Saving production cost
Even companies whose line of work is more traditional can benefit from using green practices.
TerraCycle produces an organic plant food made from worm castings but what is different about their product is the packaging - used plastic soft drink bottles. Not soft drink bottles that have been melted down and remade into a different form, but the actual used bottles themselves. The company has repurposed over a million such bottles which has meant savings in production costs as well as a lot of good publicity.
Thomas Mott Bed & Breakfast phased in energy efficient practices over a number of years to reduce its electricity bill from its pre-programme level of $11265 to a post-programme one of $1649. How?
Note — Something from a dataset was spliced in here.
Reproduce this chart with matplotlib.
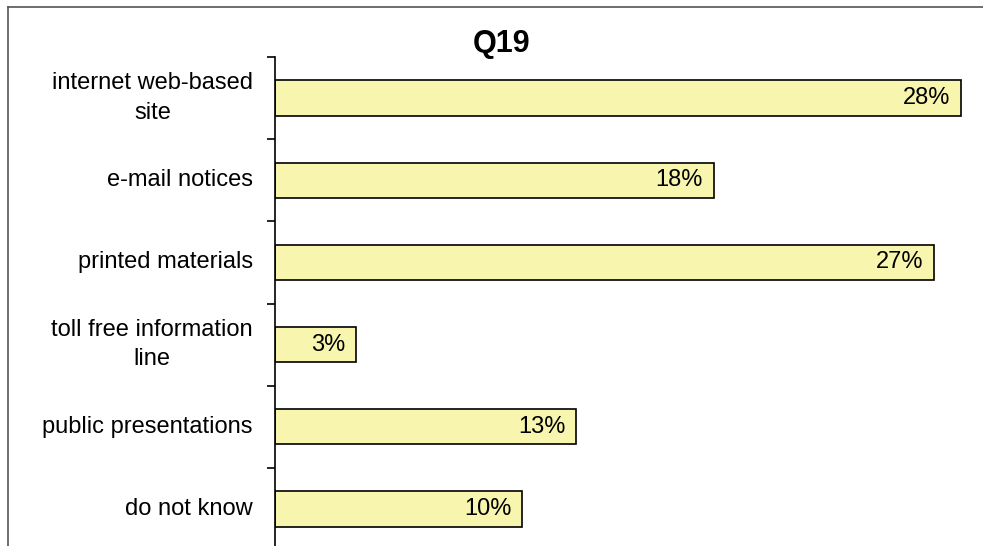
import matplotlib.pyplot as plt
from matplotlib.lines import Line2D

# data
categories = ["internet web-based\nsite", "e-mail notices", "printed materials",
              "toll free information\nline", "public presentations", "do not know"]
values = [28.0, 17.9, 26.9, 3.3, 12.3, 10.1]
pct_labels = ["28%", "18%", "27%", "3%", "13%", "10%"]

plt.rcParams['font.family'] = ['Liberation Sans', 'DejaVu Sans']

W, H = 983, 546
fig = plt.figure(figsize=(W / 100, H / 100), dpi=100)

# grey frame round the chart (cut off at right and bottom)
fig.add_artist(Line2D([8 / W, 1.0], [1 - 7 / H, 1 - 7 / H], color='#555555', lw=1.2))
fig.add_artist(Line2D([8 / W, 8 / W], [0.0, 1 - 7 / H], color='#555555', lw=1.2))

left, top, bottom = 275, 57, 550
ax = fig.add_axes([left / W, (H - bottom) / H, 735 / W, (bottom - top) / H])

n = len(categories)
centers = [i + 0.5 for i in range(n)]
ax.barh(centers, values, height=0.43, color='#F8F5AE', edgecolor='black', linewidth=1.2)

ax.set_xlim(0, 30)
ax.set_ylim(n, 0)

for spine in ['top', 'right', 'bottom']:
    ax.spines[spine].set_visible(False)
ax.spines['left'].set_linewidth(1.2)

ax.set_xticks([])
ax.set_yticks(range(n + 1))
ax.set_yticklabels([])
ax.tick_params(axis='y', length=6, width=1.2, direction='out')

for c, lab in zip(centers, categories):
    ax.annotate(lab, xy=(0, c), xycoords=('axes fraction', 'data'),
                xytext=(-22 * 0.72, 0), textcoords='offset points',
                ha='right', va='center', multialignment='center',
                fontsize=17, linespacing=1.45)

for c, v, lab in zip(centers, values, pct_labels):
    ax.annotate(lab, xy=(v, c), xytext=(-11 * 0.72, 0), textcoords='offset points',
                ha='right', va='center', fontsize=17)

fig.text(502 / W, 1 - 44 / H, "Q19", ha='center', va='center',
         fontsize=22, fontweight='bold')

fig.savefig('out.png', dpi=100)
The owners of the old farmhouse-turned-B&B invested in wall space insulation, windows designed to minimise heat loss, a state-of-the-art boiler, highly efficient compact fluorescent lamps, switched the kitchen from electric to gas and planted trees to provide shade and lower cooling costs in summer.
Common sense savings
While any one SME may produce few direct greenhouse gas emissions, their collective use of energy in the form of electricity to heat and cool and drive equipment, of oil and other chemicals and of fuel to transport raw materials, distribute product and remove waste all add up to a significant contribution to total emissions. By optimising energy use most small businesses achieve significant savings on their utility bills as well as reducing their carbon footprint.
Most of the savings that green businesses make result from nothing more than common sense thinking. Laptops use less power than desktop models; motion detectors in bathrooms, timers on water heaters and coffee pots, and programmable thermostats throughout the premises all cut back on using electricity when people aren't using the facility; replacing equipment that performs inefficiently, such as printers, refrigerators and air conditioners with new, energy efficient models reduces energy use and utility bills; moving to e-mail to deliver mail and accounts reduces paper use. Look at your business carefully and there is likely a lot of low-hanging fruit to be picked when it comes to saving energy. Added up, these will amount to significant savings.
Coming ready or not
In industrialised countries small businesses consume from 50-55% of the oil and natural gas resources, and so are responsible for a significant amount of greenhouse gas emission. It's only a matter of time before the impact of global warming results in mandatory limits and penalties for non-compliance and these will be applied to SMEs no less than to large companies. Yet while SME surveys regularly find that increasing energy prices rate as a top concern, only a minority report actually spending money to increase energy efficiency. That's a disconnect that needs to be addressed. Since one of the quickest ways to cut greenhouse gasses is for businesses to become more energy efficient it seems that the most sensible solution for SMEs is to kill the two birds (greenhouse gasses and energy bills) with the one stone - introducing more energy efficient production methods.